What is the purpose of using Join with threading-CodePudding

When using threads, you are looking for fast execution of multiple instances at the same time, doesn't .join() defeat that purpose by waiting for each thread to finish before starting, wouldn't that be in essence the exact same as a regular loop. When not using join the threads fire as quickly as they are initiated. My question may sound naive as I'm still trying to learn.

Let's say the itemsArr has 1000 items, the itemQueryRequest takes 3 seconds to execute, you want each item to be queried as close as possible to the same time for all so you use threading.

Also, the thread will die regardless of join once the target function completes, so ya .. what am I missing.

#lightning fast
import threading
for item in itemsArr:
    t = Thread(target=itemQueryRequest, args=(item,))
    t.start()

# SLOW
th = []
for item in itemsArr:
    t = Thread(target=itemQueryRequest, args=(item,))
    th.append(t)

th.start()
th.join() // < SLOW

CodePudding user response：

You're right, if you call join() immediately after starting a thread, it defeats the purpose of having a thread, since now you've got a child-thread running but your main-thread is blocked until the child thread returns and therefore you still don't have any parallelism.

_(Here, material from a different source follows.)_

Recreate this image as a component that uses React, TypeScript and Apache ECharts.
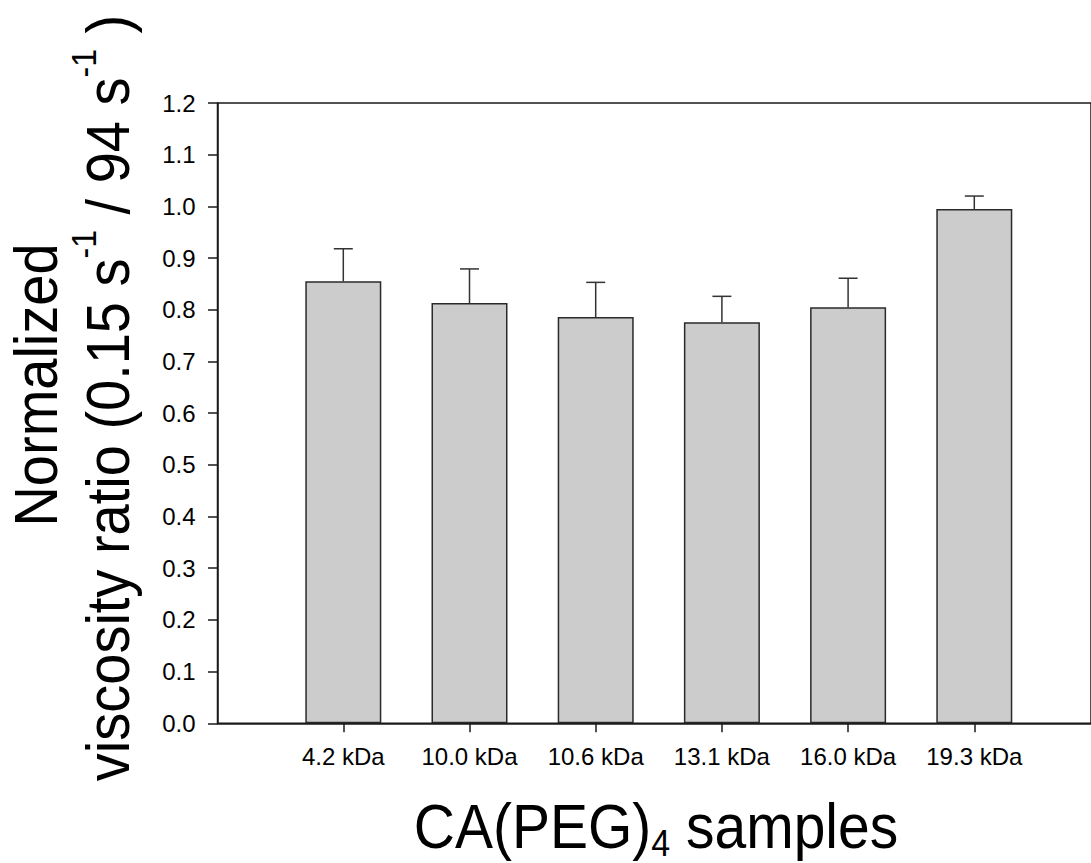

However, join() was not intended to be used that way. Instead, it's expected that you'll start() one or more threads, and then the main thread will either continue on doing (whatever it usually does) or alternatively it will then call join() on each of the launched threads in order to block until all of the threads have exited. In either of those two cases, you have still achieved effective parallelism (Python GIL notwithstanding).

The real purpose of join(), however, is to allow you free up resources safely. For one thing, there are some underlying resources associated with each thread (such as its return-value) that need to be retained in memory until join() (or detach()) is called, in case the parent thread wants to use them; more importantly, if the parent thread has allocated some resource that the child thread has access to, then it's generally not safe for the parent thread to free that resource until after the child thread has exited, since destroying it while the child thread is in the middle of using it would cause big problems for the child-thread.

Similarly, if the child thread is working on preparing some data for the parent thread to use, it's not safe for the parent thread to try to use that data until after the child thread has finished preparing it -- there's no point in trying to use half-constructed data.

Given that, it's common for the parent thread to call join() to wait until the child thread has exited before doing any cleanup work that would affect the child thread.

If the child thread isn't designed to automatically exit in a finite period of time, the main thread might request the child-thread to exit before it makes the join() call, e.g. by setting a boolean variable or writing a byte on a pipe, or etc, and the child thread would react to that by exiting, so that the join() call wouldn't block indefinitely.